Sometimes, when I am in a great gallery, the thought is very strong in me, that many (ever, and ever so many) people, in all countries and in all times, have so loved the beautiful as to devote their lives to it. Painters, who have made pictures to delight men for generations, looked and looked and prayed to find the beautiful. And we must believe that one looks out of the heart to find the beautiful or he finds only the common. And the sculptors who have loved marble for the delight they have in beautiful forms, they, too, with eyes seeking beauty, and hands so gentle upon the marble that it almost breathes for them, they, too, have loved the beautiful.
But commoner ones have the tenderest love for what is sweet and fair in life,—people who are neither painters nor sculptors. In their little way—but it is a true way—they have sunlight in their hearts, and with it love for something.
Perhaps it is a flower. I have been told of a man—in fact I have seen him—who could do the cruelest things; who was so bad that he could not be permitted to go free among others, and yet he loved plants so much that if they were put near him he would move quietly among them, touching this one and that; gazing at them, and acting as if he were in another world. As we said once before about the spring, so we may say here about love for the beautiful: it may be covered up with every thing that is able to keep it down, but it is always there.
It is always pleasanter to hear about people and their ways than to heed advice. But people and their ways often set us good examples; and we were curious, indeed, if we did not look sharply at ourselves to see just what we are. From all we have been told about the beautiful we can at least learn this: that it sweetens life; that it makes even a common life bright; that if we have it in us it may be as golden sunlight to some poor one who is in the darkness of ignorance, that is the advantage and the beauty of all good things in our lives, namely, the good it may be unto others. And the beautiful music we may sing or play is not to show what we are or what we can do—it will, of course do these things—but it is to be a blessing to those who listen. And how are blessings bestowed? Out of the heart.
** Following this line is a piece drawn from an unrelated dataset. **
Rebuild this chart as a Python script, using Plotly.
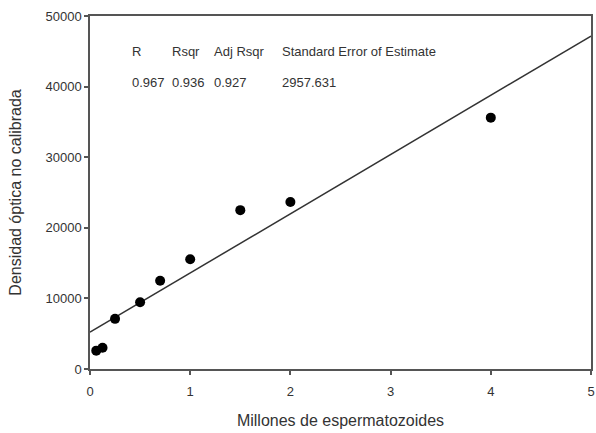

Once there was a nobleman[66] with power and riches. He loved everything. Learning and art and all had he partaken of. But the times were troubled in his country, and for some reason he lost all he had and was imprisoned. Then there was scarcely anything in his life. All he had was the cell, the prison-yard, and, now and again, a word or two with his keeper. The cell was small and gloomy, the keeper silent, the yard confined and so closely paved with cobblestones that one could scarcely see the earth between them.
Yes, indeed, it was a small world and a barren one into which they had forced him. But he had his thoughts, and daily as he walked in his confined yard, they were busy with the past, weaving, weaving. What patterns they made, and he, poor one, was sometimes afraid of them! But still they kept on weaving, weaving.